Barenboim begleitete die Stücke mit großem Einfühlungsvermögen und starker Inspiration für die Sängerin. Sein Gespür für Verdis Dramatik, die großen melodischen Bögen und die rasanten Rhythmen hatte er bereits zu Beginn des Konzertes bei der Ouvertüre zu I Vespri siciliani bewiesen. Der spannungsvolle Aufbau vom verhaltenen Beginn bis zum furioso des gesamten Orchesters und dem patriotischen Schluss verfehlte seine Wirkung nicht. Mit wunderbar warmem Ton die Celli, mit ätherischem Glanz die Geigen – der Klangkörper präsentierte sich in Bestform, wie man es vor der Pause nochmals beim Preludio zu La forza del destino mit seinen harschen Bläserakkorden und dem Brio des berühmten Schicksalsmotiv erleben konnte.

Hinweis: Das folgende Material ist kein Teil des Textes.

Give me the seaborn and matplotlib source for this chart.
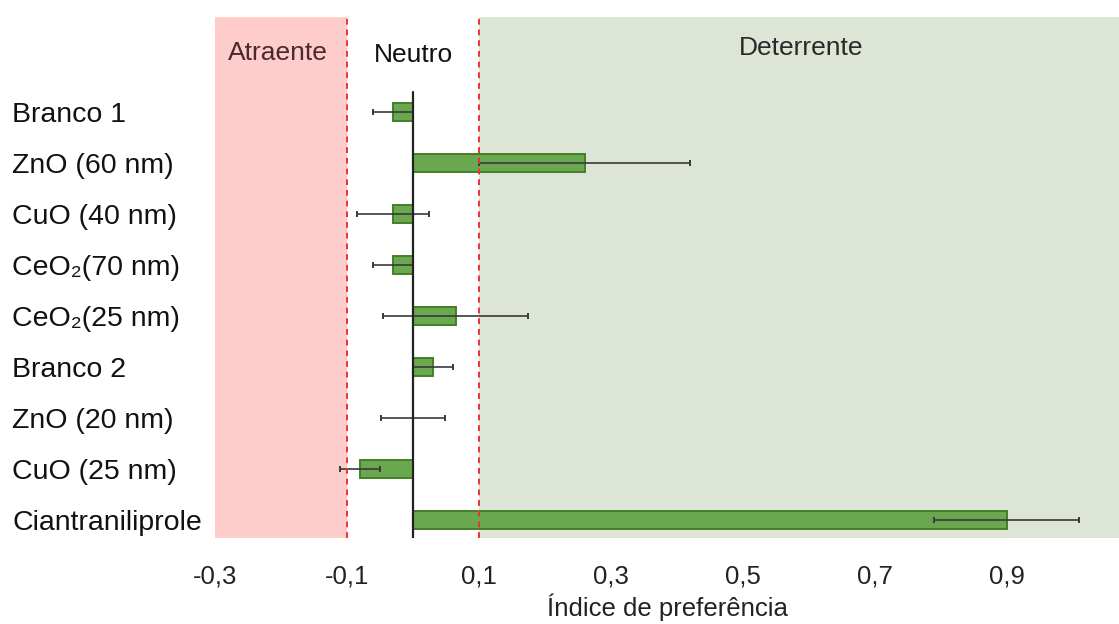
import numpy as np
import pandas as pd
import matplotlib
matplotlib.use("Agg")
import matplotlib.pyplot as plt
import seaborn as sns

# Treatments, mean preference index and error
tratamentos = ["Branco 1", "ZnO (60 nm)", "CuO (40 nm)", "CeO\u2082(70 nm)",
               "CeO\u2082(25 nm)", "Branco 2", "ZnO (20 nm)", "CuO (25 nm)",
               "Ciantraniliprole"]
indice = [-0.03, 0.26, -0.03, -0.03, 0.065, 0.03, 0.0, -0.08, 0.90]
erro = [0.03, 0.16, 0.055, 0.03, 0.11, 0.03, 0.048, 0.03, 0.11]

xticks = [-0.3, -0.1, 0.1, 0.3, 0.5, 0.7, 0.9]
xticklabels = ["-0,3", "-0,1", "0,1", "0,3", "0,5", "0,7", "0,9"]

zonas = ["Atraente", "Neutro", "Deterrente"]

sns.set_theme(style="white")
plt.rcParams["font.family"] = ["Liberation Sans", "DejaVu Sans"]

fig = plt.figure(figsize=(11.19, 6.24), dpi=100)
W, H = 1119, 624
ax = fig.add_axes([215 / W, 86 / H, (W - 215) / W, (538 - 17) / H])

df = pd.DataFrame({"tratamento": tratamentos, "indice": indice})

# Background zones
ax.axvspan(-0.3, -0.1, color="#ffcccc", lw=0, zorder=0)
ax.axvspan(0.1, 1.2, color="#dde5d6", lw=0, zorder=0)

sns.barplot(data=df, x="indice", y="tratamento", orient="h", ax=ax,
            color="#6aa84f", edgecolor="#447f28", linewidth=1.4,
            width=0.35, errorbar=None, saturation=1, zorder=2)

pos = np.arange(len(tratamentos))
ax.errorbar(indice, pos, xerr=erro, fmt="none", ecolor="#3a3a3a",
            elinewidth=1.2, capsize=2.5, capthick=1.4, zorder=3)

# Zero axis
ax.plot([0, 0], [-0.39, 8.35], color="#222222", lw=1.6, zorder=4)

# Zone limits
for xv in (-0.1, 0.1):
    ax.axvline(xv, color="#ee3333", lw=1.4, ls=(0, (3, 2.5)), zorder=5)

ax.set_xlim(-0.3, 1.07)
ax.set_ylim(8.35, -1.86)

ax.set_xticks(xticks)
ax.set_xticklabels(xticklabels, fontsize=18.5, color="#222222")
ax.tick_params(axis="x", length=0, pad=19)

ax.set_yticks(pos)
ax.set_yticklabels(tratamentos, fontsize=20.5, color="#111111")
for lbl in ax.get_yticklabels():
    lbl.set_horizontalalignment("left")
ax.tick_params(axis="y", length=0, pad=(215 - 12) * 0.72)

ax.set_ylabel("")
ax.set_xlabel("Índice de preferência", fontsize=18.5, color="#222222", va="center")
ax.xaxis.set_label_coords(0.5, (538 - 607) / 521)

for s in ax.spines.values():
    s.set_visible(False)

ax.text(-0.205, -1.15, zonas[0], ha="center", va="center", fontsize=19, color="#4a2a2a")
ax.text(0.0, -1.12, zonas[1], ha="center", va="center", fontsize=19, color="#111111")
ax.text(0.588, -1.25, zonas[2], ha="center", va="center", fontsize=19, color="#2a2a2a")

fig.savefig("out.png", dpi=100)
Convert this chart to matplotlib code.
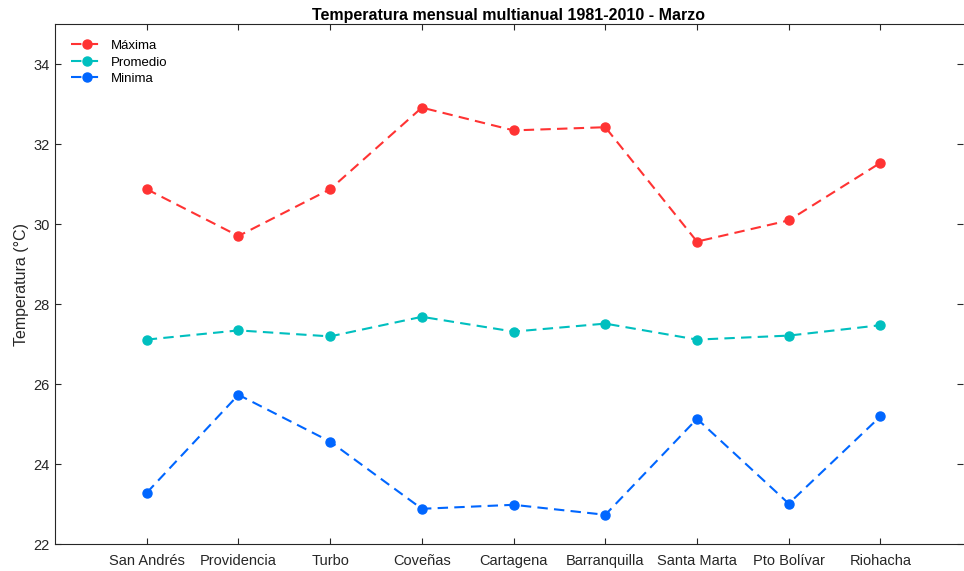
"""Temperatura mensual multianual 1981-2010 (Marzo) por estación."""

import matplotlib

matplotlib.use("Agg")
import matplotlib.pyplot as plt
import numpy as np

plt.rcParams["font.family"] = ["Liberation Sans", "DejaVu Sans"]

ESTACIONES = [
    "San Andrés", "Providencia", "Turbo", "Coveñas", "Cartagena",
    "Barranquilla", "Santa Marta", "Pto Bolívar", "Riohacha",
]
MAXIMA = [30.87, 29.70, 30.87, 32.91, 32.34, 32.42, 29.56, 30.09, 31.53]
PROMEDIO = [27.11, 27.34, 27.19, 27.68, 27.31, 27.51, 27.11, 27.21, 27.47]
MINIMA = [23.28, 25.73, 24.56, 22.88, 22.98, 22.73, 25.13, 23.01, 25.19]
Y_TICKS = [22, 24, 26, 28, 30, 32, 34]

SERIES = [
    ("Máxima", MAXIMA, "#ff3333"),
    ("Promedio", PROMEDIO, "#00bfbf"),
    ("Minima", MINIMA, "#0066ff"),
]

AXIS_COLOR = "#262626"

fig = plt.figure(figsize=(9.64, 5.71), dpi=100)
ax = fig.add_axes([55 / 964, 1 - 544 / 571, (963 - 55) / 964, (544 - 24) / 571])

x = np.arange(1, len(ESTACIONES) + 1)
for label, values, color in SERIES:
    ax.plot(x, values, linestyle=(0, (5, 3)), linewidth=1.5, color=color,
            marker="o", markersize=6.5, label=label)

ax.set_xlim(0, 9.9)
ax.set_ylim(22, 35)
ax.set_xticks(x)
ax.set_xticklabels(ESTACIONES)
ax.set_yticks(Y_TICKS)
ax.tick_params(direction="in", length=4, width=0.8, color=AXIS_COLOR,
               labelcolor=AXIS_COLOR, labelsize=10.5, top=True, right=True, pad=7)
ax.tick_params(axis="y", pad=4)
for side in ("left", "bottom", "top"):
    ax.spines[side].set_color(AXIS_COLOR)
    ax.spines[side].set_linewidth(0.8)
ax.spines["right"].set_visible(False)

ax.set_ylabel("Temperatura (°C)", fontsize=11.5, color=AXIS_COLOR, labelpad=3)
ax.set_title("Temperatura mensual multianual 1981-2010 - Marzo",
             fontsize=11.5, fontweight="bold", color="black", pad=3)

ax.legend(loc="upper left", frameon=False, fontsize=9.5, handlelength=2.5,
          borderaxespad=0.8, labelspacing=0.32, handletextpad=0.5)

fig.savefig("out.png", dpi=100)
plt.close(fig)
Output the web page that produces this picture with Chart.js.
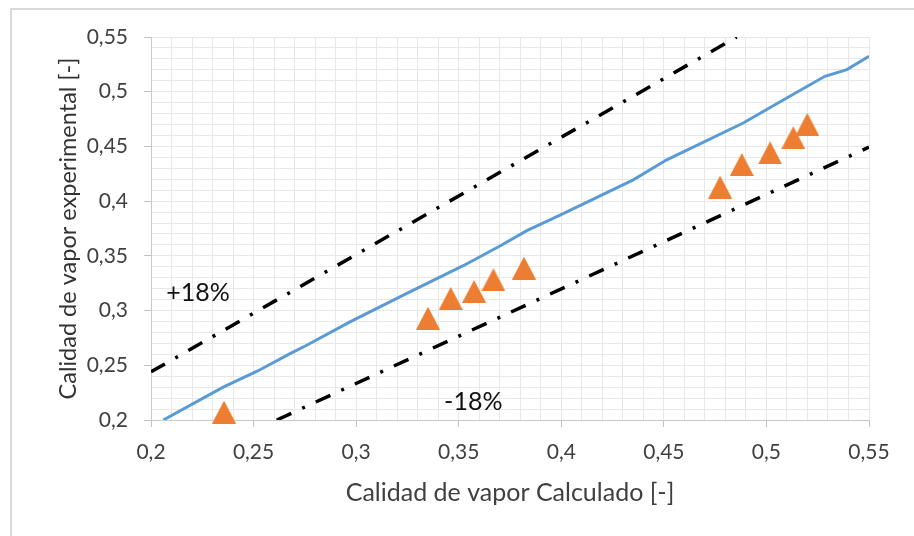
<!DOCTYPE html>
<html>
<head>
<meta charset="utf-8">
<script src="https://cdn.jsdelivr.net/npm/chart.js@4.4.1/dist/chart.umd.min.js"></script>
<style>
  html, body { margin: 0; padding: 0; background: #fff; }
  #wrap { width: 914px; height: 536px; }
</style>
</head>
<body>
<div id="wrap"><canvas id="chart-area" width="914" height="536"></canvas></div>
<script>
// data
var tickLabels = ['0,2', '0,25', '0,3', '0,35', '0,4', '0,45', '0,5', '0,55'];

var idealX = [0.2060, 0.2352, 0.2520, 0.2678, 0.2759, 0.2970, 0.3247, 0.3522, 0.3701, 0.3832, 0.3994, 0.4351, 0.4514, 0.4887, 0.5099, 0.5285, 0.5392, 0.5500];
var idealY = [0.2000, 0.2301, 0.2448, 0.2607, 0.2683, 0.2897, 0.3157, 0.3410, 0.3590, 0.3730, 0.3872, 0.4195, 0.4378, 0.4714, 0.4943, 0.5141, 0.5202, 0.5324];

var upperX = [0.2, 0.4855];
var upperY = [0.244, 0.55];
var lowerX = [0.2613, 0.55];
var lowerY = [0.2, 0.4494];

var expX = [0.2356, 0.3350, 0.3461, 0.3575, 0.3669, 0.3818, 0.4774, 0.4880, 0.5018, 0.5131, 0.5199];
var expY = [0.2072, 0.2930, 0.3111, 0.3175, 0.3282, 0.3389, 0.4128, 0.4335, 0.4442, 0.4580, 0.4701];

var notes = [
  {text: '+18%', x: 0.2229, y: 0.316},
  {text: '-18%', x: 0.3571, y: 0.2166}
];

function pairs(xs, ys) {
  return xs.map(function (x, i) { return {x: x, y: ys[i]}; });
}

// triangle marker
var tri = document.createElement('canvas');
tri.width = 24;
tri.height = 23;
var tctx = tri.getContext('2d');
tctx.fillStyle = '#ED7D31';
tctx.beginPath();
tctx.moveTo(0, 23);
tctx.lineTo(12, 0);
tctx.lineTo(24, 23);
tctx.closePath();
tctx.fill();

function isMajor(v) {
  return Math.round(v * 100) % 5 === 0;
}
function tickText(v) {
  var k = Math.round(v * 100);
  if (k % 5 !== 0) return '';
  return tickLabels[(k - 20) / 5];
}

var frame = {
  id: 'frame',
  beforeDraw: function (chart) {
    var c = chart.ctx;
    c.save();
    c.fillStyle = '#fff';
    c.fillRect(0, 0, chart.width, chart.height);
    c.strokeStyle = '#d9d9d9';
    c.lineWidth = 2;
    c.beginPath();
    c.moveTo(11, 540);
    c.lineTo(11, 9);
    c.lineTo(920, 9);
    c.stroke();
    c.restore();
  }
};

var labelsPlugin = {
  id: 'notes',
  afterDatasetsDraw: function (chart) {
    var c = chart.ctx;
    c.save();
    c.font = '25px Lato';
    c.fillStyle = '#111';
    c.textAlign = 'center';
    c.textBaseline = 'middle';
    notes.forEach(function (n) {
      c.fillText(n.text, chart.scales.x.getPixelForValue(n.x), chart.scales.y.getPixelForValue(n.y));
    });
    c.restore();
  }
};

function gridOpts() {
  return {
    color: '#e8e8e8',
    lineWidth: 1,
    tickLength: 7,
    tickColor: function (ctx) { return ctx.tick && isMajor(ctx.tick.value) ? '#c0c0c0' : 'rgba(0,0,0,0)'; }
  };
}

var config = {
  type: 'scatter',
  data: {
    datasets: [
      {
        label: 'exp',
        data: pairs(expX, expY),
        pointStyle: tri,
        pointRadius: 12,
        showLine: false,
        clip: false
      },
      {
        label: 'ideal',
        data: pairs(idealX, idealY),
        showLine: true,
        borderColor: '#5B9BD5',
        borderWidth: 3,
        pointRadius: 0,
        tension: 0
      },
      {
        label: '+18%',
        data: pairs(upperX, upperY),
        showLine: true,
        borderColor: '#000',
        borderWidth: 3.5,
        borderDash: [16, 12, 3, 12],
        pointRadius: 0
      },
      {
        label: '-18%',
        data: pairs(lowerX, lowerY),
        showLine: true,
        borderColor: '#000',
        borderWidth: 3.5,
        borderDash: [16, 12, 3, 12],
        pointRadius: 0
      }
    ]
  },
  options: {
    responsive: false,
    animation: false,
    layout: { padding: { left: 0, top: 37, right: 45, bottom: 0 } },
    plugins: { legend: { display: false }, tooltip: { enabled: false } },
    scales: {
      x: {
        type: 'linear',
        min: 0.2,
        max: 0.55,
        afterFit: function (s) { s.height = 116; },
        ticks: {
          stepSize: 0.01,
          autoSkip: false,
          maxRotation: 0,
          padding: 13,
          color: '#404040',
          font: { family: 'Lato', size: 21 },
          callback: tickText
        },
        grid: gridOpts(),
        border: { color: '#c8c8c8' },
        title: {
          display: true,
          text: 'Calidad de vapor Calculado [-]',
          color: '#404040',
          font: { family: 'Lato', size: 25 },
          padding: { top: 0, bottom: 28 }
        }
      },
      y: {
        type: 'linear',
        min: 0.2,
        max: 0.55,
        afterFit: function (s) { s.width = 151; },
        ticks: {
          stepSize: 0.01,
          autoSkip: false,
          padding: 16,
          color: '#404040',
          font: { family: 'Lato', size: 21 },
          callback: tickText
        },
        grid: gridOpts(),
        border: { color: '#c8c8c8' },
        title: {
          display: true,
          text: 'Calidad de vapor experimental [-]',
          color: '#333',
          font: { family: 'Lato', size: 23.5 },
          padding: { top: 54, bottom: 0 }
        }
      }
    }
  },
  plugins: [frame, labelsPlugin]
};

var ctx = document.getElementById('chart-area').getContext('2d');
var myChart = new Chart(ctx, config);
</script>
</body>
</html>
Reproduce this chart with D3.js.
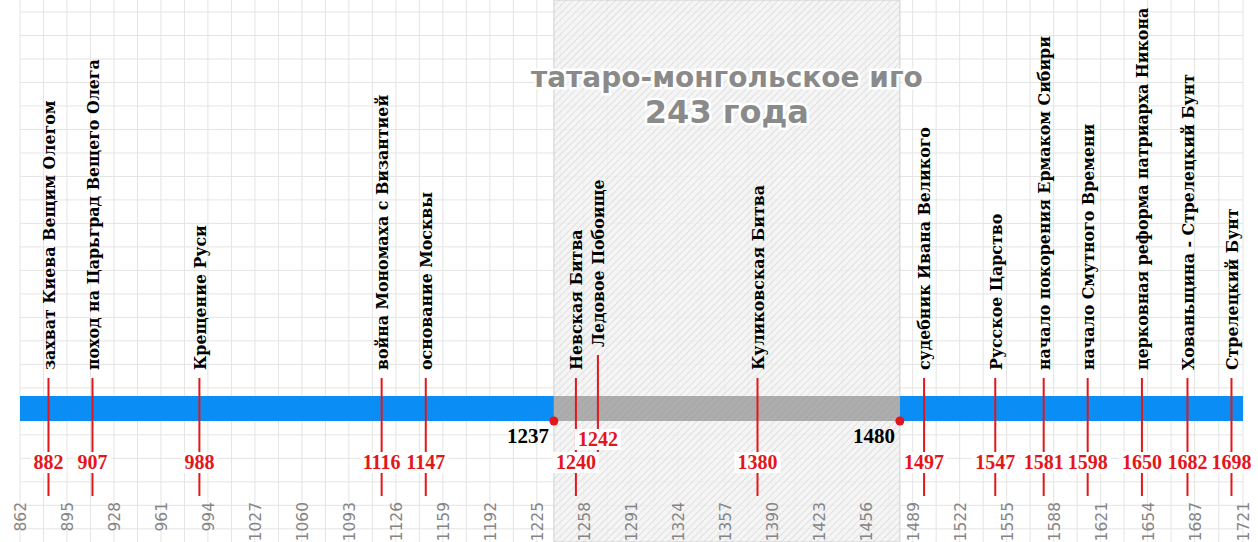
<!DOCTYPE html>
<html>
<head>
<meta charset="utf-8">
<script src="https://cdn.jsdelivr.net/npm/d3@7"></script>
<style>
  body { margin: 0; background: #fff; }
  svg { display: block; }
</style>
</head>
<body>
<script>
// events on the timeline
const years = [882, 907, 988, 1116, 1147, 1240, 1242, 1380, 1497, 1547, 1581, 1598, 1650, 1682, 1698];
const events = [
  'захват Киева Вещим Олегом',
  'поход на Царьград Вещего Олега',
  'Крещение Руси',
  'война Мономаха с Византией',
  'основание Москвы',
  'Невская Битва',
  'Ледовое Побоище',
  'Куликовская Битва',
  'судебник Ивана Великого',
  'Русское Царство',
  'начало покорения Ермаком Сибири',
  'начало Смутного Времени',
  'церковная реформа патриарха Никона',
  'Хованьщина - Стрелецкий Бунт',
  'Стрелецкий Бунт',
];

// bar periods
const periodStart = [862, 1237, 1480];
const periodEnd = [1237, 1480, 1721];
const periodKind = ['free', 'yoke', 'free'];

const yokeStart = 1237;
const yokeEnd = 1480;
const yokeTitle = 'татаро-монгольское иго';
const yokeLength = '243 года';

const axisTicks = [862, 895, 928, 961, 994, 1027, 1060, 1093, 1126, 1159, 1192, 1225, 1258,
  1291, 1324, 1357, 1390, 1423, 1456, 1489, 1522, 1555, 1588, 1621, 1654, 1687, 1721];

const w = 1258;
const h = 542;
const barTop = 396;
const barH = 25;
const textBottom = 370;
const lineBottom = 496;
const yearBase = 469;
const staggerShift = 23;
const red = '#e3161b';
const labelFont = '"DejaVu Serif", serif';
const yearFont = '"Liberation Serif", "DejaVu Serif", serif';

const x = d3.scaleLinear()
  .domain([axisTicks[0], axisTicks[axisTicks.length - 1]])
  .range([20, 1243]);

// keep neighbouring events readable: push right, stagger near-duplicates
let prev = null;
const placed = years.map((yr, i) => {
  let px = x(yr);
  let stagger = false;
  const bound = [yokeStart, yokeEnd].find(b => yr > b && (!prev || prev.year < b));
  if (bound !== undefined) px = Math.max(px, x(bound) + 22);
  if (prev) {
    if (yr - prev.year <= 3) {
      px = prev.x + 22;
      stagger = true;
    } else {
      px = Math.max(px, prev.x + 44);
    }
  }
  prev = { year: yr, x: px };
  return { year: yr, label: events[i], x: px, stagger };
});

const svg = d3.select('body')
  .append('svg')
  .attr('width', w)
  .attr('height', h);

const defs = svg.append('defs');

const hatch = defs.append('pattern')
  .attr('id', 'hatch')
  .attr('patternUnits', 'userSpaceOnUse')
  .attr('width', 5)
  .attr('height', 5)
  .attr('patternTransform', 'rotate(45)');
hatch.append('rect').attr('width', 5).attr('height', 5).attr('fill', '#f3f3f3').attr('fill-opacity', 0.8);
hatch.append('line').attr('x1', 0).attr('y1', 0).attr('x2', 0).attr('y2', 5)
  .attr('stroke', '#d6d6d6').attr('stroke-width', 1.4);

const hatchDark = defs.append('pattern')
  .attr('id', 'hatchDark')
  .attr('patternUnits', 'userSpaceOnUse')
  .attr('width', 5)
  .attr('height', 5)
  .attr('patternTransform', 'rotate(45)');
hatchDark.append('rect').attr('width', 5).attr('height', 5).attr('fill', '#adadad');
hatchDark.append('line').attr('x1', 0).attr('y1', 0).attr('x2', 0).attr('y2', 5)
  .attr('stroke', '#a3a3a3').attr('stroke-width', 1.4);

// grid
const gridX = axisTicks.concat(d3.pairs(axisTicks).map(([a, b]) => (a + b) / 2));
const cell = (x(axisTicks[1]) - x(axisTicks[0])) / 2;
const grid = svg.append('g').attr('stroke', '#e4e4e4').attr('stroke-width', 1);
grid.selectAll('line.v')
  .data(gridX)
  .enter()
  .append('line')
  .attr('class', 'v')
  .attr('x1', d => x(d)).attr('x2', d => x(d))
  .attr('y1', 0).attr('y2', h);
grid.selectAll('line.h')
  .data(d3.range(12, h, cell))
  .enter()
  .append('line')
  .attr('class', 'h')
  .attr('x1', x.range()[0]).attr('x2', x.range()[1])
  .attr('y1', d => d).attr('y2', d => d);

// yoke region
svg.append('rect')
  .attr('x', x(yokeStart))
  .attr('y', 0)
  .attr('width', x(yokeEnd) - x(yokeStart))
  .attr('height', h)
  .attr('fill', 'url(#hatch)')
  .attr('stroke', '#cfcfcf')
  .attr('stroke-width', 1);

// bar
svg.selectAll('rect.period')
  .data(periodStart)
  .enter()
  .append('rect')
  .attr('class', 'period')
  .attr('x', d => x(d))
  .attr('y', barTop)
  .attr('width', (d, i) => x(periodEnd[i]) - x(d))
  .attr('height', barH)
  .attr('fill', (d, i) => (periodKind[i] === 'yoke' ? 'url(#hatchDark)' : '#0a8ef5'));

// event lines
svg.selectAll('line.event')
  .data(placed)
  .enter()
  .append('line')
  .attr('class', 'event')
  .attr('x1', d => d.x).attr('x2', d => d.x)
  .attr('y1', d => textBottom + 8 - (d.stagger ? staggerShift : 0))
  .attr('y2', d => (d.stagger ? yearBase - 17 : lineBottom))
  .attr('stroke', red)
  .attr('stroke-width', 2);

// year labels with white backing
const yearG = svg.selectAll('g.year')
  .data(placed)
  .enter()
  .append('g')
  .attr('class', 'year');
yearG.append('text')
  .attr('x', d => d.x)
  .attr('y', d => yearBase - (d.stagger ? staggerShift : 0))
  .attr('text-anchor', 'middle')
  .attr('font-family', yearFont)
  .attr('font-weight', 'bold')
  .attr('font-size', 20)
  .attr('fill', red)
  .text(d => d.year);
yearG.each(function () {
  const g = d3.select(this);
  const b = g.select('text').node().getBBox();
  g.insert('rect', 'text')
    .attr('x', b.x - 3)
    .attr('y', b.y + 1)
    .attr('width', b.width + 6)
    .attr('height', b.height - 1)
    .attr('fill', '#fff');
});

// yoke boundaries
svg.selectAll('circle.bound')
  .data([yokeStart, yokeEnd])
  .enter()
  .append('circle')
  .attr('class', 'bound')
  .attr('cx', d => x(d))
  .attr('cy', barTop + barH)
  .attr('r', 4.5)
  .attr('fill', red);
svg.selectAll('text.bound')
  .data([yokeStart, yokeEnd])
  .enter()
  .append('text')
  .attr('class', 'bound')
  .attr('x', d => x(d) - 5)
  .attr('y', 443)
  .attr('text-anchor', 'end')
  .attr('font-family', yearFont)
  .attr('font-weight', 'bold')
  .attr('font-size', 21)
  .attr('fill', '#000')
  .text(d => d);

// event names
svg.selectAll('text.event')
  .data(placed)
  .enter()
  .append('text')
  .attr('class', 'event')
  .attr('transform', d => `translate(${d.x},${textBottom - (d.stagger ? staggerShift : 0)}) rotate(-90)`)
  .attr('dy', '0.4em')
  .attr('font-family', labelFont)
  .attr('font-weight', 'bold')
  .attr('font-size', 15.8)
  .attr('fill', '#000')
  .text(d => d.label);

// yoke title
const cx = (x(yokeStart) + x(yokeEnd)) / 2;
svg.append('text')
  .attr('x', cx)
  .attr('y', 87)
  .attr('text-anchor', 'middle')
  .attr('font-family', '"DejaVu Sans", sans-serif')
  .attr('font-weight', 'bold')
  .attr('font-size', 28)
  .attr('fill', '#8a8a8a')
  .attr('stroke', '#fff')
  .attr('stroke-width', 5)
  .attr('paint-order', 'stroke')
  .text(yokeTitle);
svg.append('text')
  .attr('x', cx)
  .attr('y', 123)
  .attr('text-anchor', 'middle')
  .attr('font-family', '"DejaVu Sans", sans-serif')
  .attr('font-weight', 'bold')
  .attr('font-size', 32)
  .attr('fill', '#8a8a8a')
  .attr('stroke', '#fff')
  .attr('stroke-width', 5)
  .attr('paint-order', 'stroke')
  .text(yokeLength);

// year axis
const xAxis = d3.axisBottom(x)
  .tickValues(axisTicks)
  .tickFormat(d3.format('d'))
  .tickSize(0);

svg.append('g')
  .attr('transform', 'translate(0,502)')
  .call(xAxis)
  .call(g => g.select('.domain').remove())
  .attr('font-family', '"DejaVu Sans", sans-serif')
  .attr('font-size', 15.5)
  .selectAll('text')
  .attr('transform', 'rotate(-90)')
  .attr('text-anchor', 'end')
  .attr('x', 0)
  .attr('y', 0)
  .attr('dy', '0.35em')
  .attr('fill', '#858585');
</script>
</body>
</html>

Ein Garant für musikalische Sternstunden ist der Rundfunkchor Berlin (Einstudierung: Gijis Leenaars), der schon im ersten Programmteil den berühmten Chor aus Nabucco klangvoll und kultiviert geboten hatte. Die zweite Hälfte des Konzertes gehörte dann ganz ihm und der Interpretation von Verdis selten gegebenen Quattro pezzi sacri. Es sind Verdis letzte Kompositionen, entstanden zwischen 1889 und 1897 und zunächst nicht als Zyklus geplant. Erst 1898 entschloss sich Verdi zur Herausgabe einer Sammlung unter dem heute gebräuchlichen Titel. Die vier Teile fallen stilistisch auseinander – das Ave Maria des Beginns und die Laudi alla vergine Maria an dritter Position sind reine a-capella-Kompositionen. Erstere bietet asketisch-vergeistigte Klänge von feierlichem Ernst, die zweite ist Dantes Paradiso entnommen und dem Frauenchor zugedacht. Dieser konnte mit delikat-sublimem Gesang seine Qualitäten wirkungsvoll ausstellen. Im Stabat Mater, das Verdi 1897 schrieb, während seine zweite Frau im Sterben lag, kommt dann auch das Orchester zum Einsatz, formuliert Seufzer der Trauer, aber auch infernalische Schrecken (welche die stilistische Verwandtschaft zum Otello belegen). Krönender Abschluss der Gruppe (und auch vom Komponisten besonders geschätzt) ist das finale Te Deum. Der Männerchor beginnt es mit an die Gregorianik erinnernden Gesängen, dann folgt ein Sanctus von gewichtigem Pathos und erhabener Feierlichkeit. Barenboim überzeugte ohne Einschränkung mit seinem Aufbau einer gewaltigen Klangarchitektur bis hin zum hymnischen Schluss und dem plötzlichen Verlöschen. Dirigent, Chor und Orchester sahen sich am Ende vom Publikum enthusiastisch umjubelt.